To be done
Quote each line of the material verbatim, without the pictures.

Available data
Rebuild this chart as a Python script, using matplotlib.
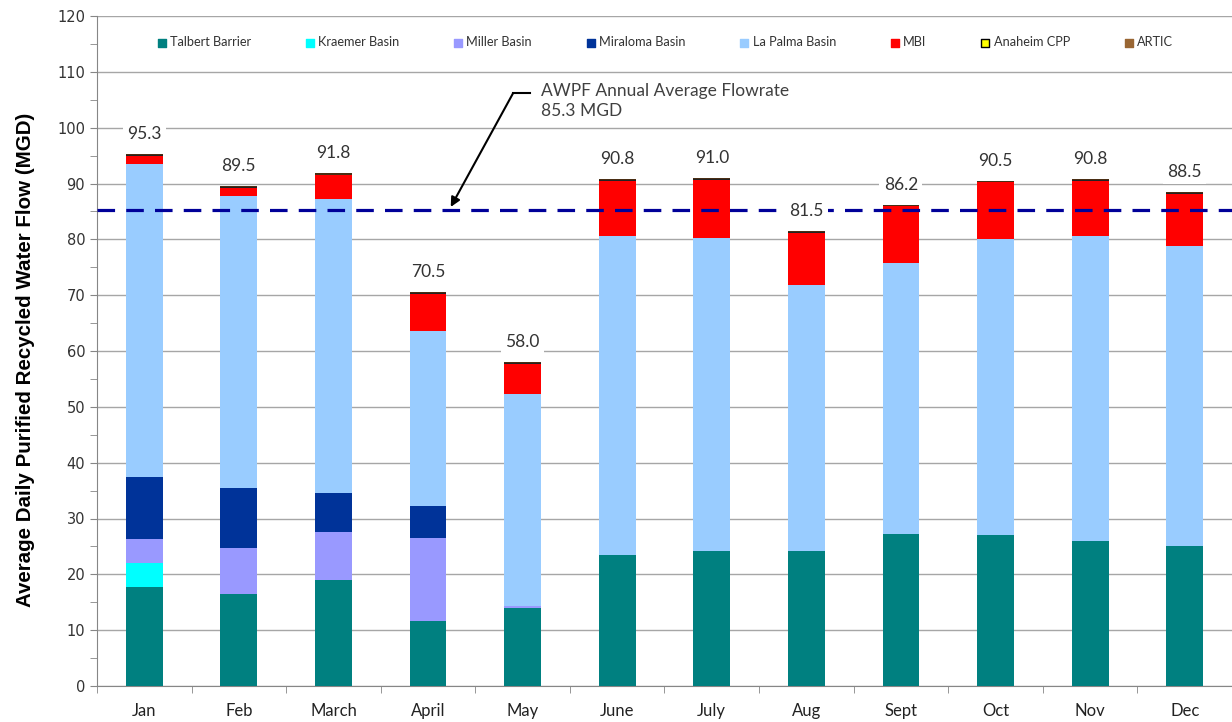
import numpy as np
import matplotlib
matplotlib.use("Agg")
import matplotlib.pyplot as plt
from matplotlib.ticker import MultipleLocator, FixedLocator

months = ["Jan", "Feb", "March", "April", "May", "June",
          "July", "Aug", "Sept", "Oct", "Nov", "Dec"]

# MGD per source
talbert = [17.8, 16.4, 18.9, 11.7, 14.0, 23.5, 24.2, 24.2, 27.3, 27.0, 26.0, 25.0]
kraemer = [4.2, 0, 0, 0, 0, 0, 0, 0, 0, 0, 0, 0]
miller = [4.3, 8.3, 8.6, 14.8, 0.3, 0, 0, 0, 0, 0, 0, 0]
miraloma = [11.1, 10.8, 7.1, 5.7, 0, 0, 0, 0, 0, 0, 0, 0]
la_palma = [56.1, 52.3, 52.6, 31.3, 38.0, 57.1, 56.0, 47.6, 48.5, 53.0, 54.6, 53.8]
mbi = [1.5, 1.4, 4.3, 6.7, 5.4, 9.9, 10.5, 9.4, 10.1, 10.2, 9.9, 9.4]
anaheim = [0.1] * 12
artic = [0.2] * 12
totals = [95.3, 89.5, 91.8, 70.5, 58.0, 90.8, 91.0, 81.5, 86.2, 90.5, 90.8, 88.5]
annual_avg = 85.3

series = [
    ("Talbert Barrier", talbert, "#008080"),
    ("Kraemer Basin", kraemer, "#00FFFF"),
    ("Miller Basin", miller, "#9999FF"),
    ("Miraloma Basin", miraloma, "#003399"),
    ("La Palma Basin", la_palma, "#99CCFF"),
    ("MBI", mbi, "#FF0000"),
    ("Anaheim CPP", anaheim, "#FFFF00"),
    ("ARTIC", artic, "#996633"),
]

fig = plt.figure(figsize=(12.32, 7.22), dpi=100)
ax = fig.add_axes([97 / 1232, 36 / 722, 1 - 97 / 1232, 670 / 722])

x = np.arange(len(months))
bottom = np.zeros(len(months))
handles = []
for name, vals, col in series:
    vals = np.array(vals, dtype=float)
    # the two tiny top layers read as a dark cap line in the original
    if name == "Anaheim CPP":
        fill = "#222222"
    elif name == "ARTIC":
        fill = "#4a2e14"
    else:
        fill = col
    ax.bar(x, vals, 0.39, bottom=bottom, color=fill, linewidth=0, zorder=3)
    edge = "black" if name == "Anaheim CPP" else col
    h = ax.scatter([], [], marker="s", s=34, color=col, edgecolor=edge, linewidth=1)
    handles.append((h, name))
    bottom += vals

for xi, t in zip(x, totals):
    ax.text(xi, t + 3.6, f"{t:.1f}", ha="center", va="center", fontsize=12.5,
            family=["Lato", "DejaVu Sans"], color="#333333", zorder=5,
            bbox=dict(boxstyle="square,pad=0.25", fc="white", ec="none"))

ax.axhline(annual_avg, color="#000099", lw=2.3, dashes=(5.5, 3.5), zorder=4)

# callout for the annual average
ax.plot([3.90, 4.08], [106.2, 106.2], color="black", lw=1.5, zorder=5)
ax.annotate("", xy=(3.24, 85.8), xytext=(3.90, 106.2),
            arrowprops=dict(arrowstyle="-|>", color="black", lw=1.5,
                            mutation_scale=14, shrinkA=0, shrinkB=0), zorder=5)
ax.text(4.19, 104.8, "AWPF Annual Average Flowrate\n85.3 MGD", ha="left", va="center",
        fontsize=12.5, family=["Lato", "DejaVu Sans"], color="#404040",
        linespacing=1.3, zorder=5)

ax.set_xlim(-0.5, 11.5)
ax.set_ylim(0, 120)
ax.yaxis.set_major_locator(MultipleLocator(10))
ax.yaxis.set_minor_locator(MultipleLocator(5))
ax.grid(axis="y", which="major", color="#A6A6A6", lw=1, zorder=0)
ax.set_axisbelow(True)

ax.set_xticks(x)
ax.set_xticklabels(months, fontsize=12, family=["Lato", "DejaVu Sans"], color="#222222")
ax.xaxis.set_minor_locator(FixedLocator(np.arange(-0.5, 12, 1)))
ax.tick_params(axis="x", which="major", length=0, pad=12)
ax.tick_params(axis="x", which="minor", length=5, color="#868686")
ax.tick_params(axis="y", which="both", length=5, color="#868686", labelsize=10.5,
               labelcolor="#333333")

for s in ["top", "right"]:
    ax.spines[s].set_visible(False)
ax.spines["left"].set_color("#868686")
ax.spines["bottom"].set_color("#868686")

ax.set_ylabel("Average Daily Purified Recycled Water Flow (MGD)", fontsize=14.8,
              fontweight="bold", family=["Liberation Sans Narrow", "Liberation Sans"])
ax.yaxis.set_label_coords(-0.055, 0.487)

leg = ax.legend([h for h, _ in handles], [n for _, n in handles], ncol=8,
                loc="center", bbox_to_anchor=(0.499, 0.961), frameon=False,
                handletextpad=0.05, columnspacing=4.0, handlelength=1.2,
                prop={"family": ["Lato", "DejaVu Sans"], "size": 9.2})
for t in leg.get_texts():
    t.set_color("#333333")

fig.savefig("out.png", dpi=100)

Exercise answer
Rebuild this chart as a Python script, using matplotlib.
import numpy as np
import matplotlib
matplotlib.use("Agg")
import matplotlib.pyplot as plt
from matplotlib.ticker import MultipleLocator, FixedLocator

months = ["Jan", "Feb", "March", "April", "May", "June",
          "July", "Aug", "Sept", "Oct", "Nov", "Dec"]

# MGD per source
talbert = [17.8, 16.4, 18.9, 11.7, 14.0, 23.5, 24.2, 24.2, 27.3, 27.0, 26.0, 25.0]
kraemer = [4.2, 0, 0, 0, 0, 0, 0, 0, 0, 0, 0, 0]
miller = [4.3, 8.3, 8.6, 14.8, 0.3, 0, 0, 0, 0, 0, 0, 0]
miraloma = [11.1, 10.8, 7.1, 5.7, 0, 0, 0, 0, 0, 0, 0, 0]
la_palma = [56.1, 52.3, 52.6, 31.3, 38.0, 57.1, 56.0, 47.6, 48.5, 53.0, 54.6, 53.8]
mbi = [1.5, 1.4, 4.3, 6.7, 5.4, 9.9, 10.5, 9.4, 10.1, 10.2, 9.9, 9.4]
anaheim = [0.1] * 12
artic = [0.2] * 12
totals = [95.3, 89.5, 91.8, 70.5, 58.0, 90.8, 91.0, 81.5, 86.2, 90.5, 90.8, 88.5]
annual_avg = 85.3

series = [
    ("Talbert Barrier", talbert, "#008080"),
    ("Kraemer Basin", kraemer, "#00FFFF"),
    ("Miller Basin", miller, "#9999FF"),
    ("Miraloma Basin", miraloma, "#003399"),
    ("La Palma Basin", la_palma, "#99CCFF"),
    ("MBI", mbi, "#FF0000"),
    ("Anaheim CPP", anaheim, "#FFFF00"),
    ("ARTIC", artic, "#996633"),
]

fig = plt.figure(figsize=(12.32, 7.22), dpi=100)
ax = fig.add_axes([97 / 1232, 36 / 722, 1 - 97 / 1232, 670 / 722])

x = np.arange(len(months))
bottom = np.zeros(len(months))
handles = []
for name, vals, col in series:
    vals = np.array(vals, dtype=float)
    # the two tiny top layers read as a dark cap line in the original
    if name == "Anaheim CPP":
        fill = "#222222"
    elif name == "ARTIC":
        fill = "#4a2e14"
    else:
        fill = col
    ax.bar(x, vals, 0.39, bottom=bottom, color=fill, linewidth=0, zorder=3)
    edge = "black" if name == "Anaheim CPP" else col
    h = ax.scatter([], [], marker="s", s=34, color=col, edgecolor=edge, linewidth=1)
    handles.append((h, name))
    bottom += vals

for xi, t in zip(x, totals):
    ax.text(xi, t + 3.6, f"{t:.1f}", ha="center", va="center", fontsize=12.5,
            family=["Lato", "DejaVu Sans"], color="#333333", zorder=5,
            bbox=dict(boxstyle="square,pad=0.25", fc="white", ec="none"))

ax.axhline(annual_avg, color="#000099", lw=2.3, dashes=(5.5, 3.5), zorder=4)

# callout for the annual average
ax.plot([3.90, 4.08], [106.2, 106.2], color="black", lw=1.5, zorder=5)
ax.annotate("", xy=(3.24, 85.8), xytext=(3.90, 106.2),
            arrowprops=dict(arrowstyle="-|>", color="black", lw=1.5,
                            mutation_scale=14, shrinkA=0, shrinkB=0), zorder=5)
ax.text(4.19, 104.8, "AWPF Annual Average Flowrate\n85.3 MGD", ha="left", va="center",
        fontsize=12.5, family=["Lato", "DejaVu Sans"], color="#404040",
        linespacing=1.3, zorder=5)

ax.set_xlim(-0.5, 11.5)
ax.set_ylim(0, 120)
ax.yaxis.set_major_locator(MultipleLocator(10))
ax.yaxis.set_minor_locator(MultipleLocator(5))
ax.grid(axis="y", which="major", color="#A6A6A6", lw=1, zorder=0)
ax.set_axisbelow(True)

ax.set_xticks(x)
ax.set_xticklabels(months, fontsize=12, family=["Lato", "DejaVu Sans"], color="#222222")
ax.xaxis.set_minor_locator(FixedLocator(np.arange(-0.5, 12, 1)))
ax.tick_params(axis="x", which="major", length=0, pad=12)
ax.tick_params(axis="x", which="minor", length=5, color="#868686")
ax.tick_params(axis="y", which="both", length=5, color="#868686", labelsize=10.5,
               labelcolor="#333333")

for s in ["top", "right"]:
    ax.spines[s].set_visible(False)
ax.spines["left"].set_color("#868686")
ax.spines["bottom"].set_color("#868686")

ax.set_ylabel("Average Daily Purified Recycled Water Flow (MGD)", fontsize=14.8,
              fontweight="bold", family=["Liberation Sans Narrow", "Liberation Sans"])
ax.yaxis.set_label_coords(-0.055, 0.487)

leg = ax.legend([h for h, _ in handles], [n for _, n in handles], ncol=8,
                loc="center", bbox_to_anchor=(0.499, 0.961), frameon=False,
                handletextpad=0.05, columnspacing=4.0, handlelength=1.2,
                prop={"family": ["Lato", "DejaVu Sans"], "size": 9.2})
for t in leg.get_texts():
    t.set_color("#333333")

fig.savefig("out.png", dpi=100)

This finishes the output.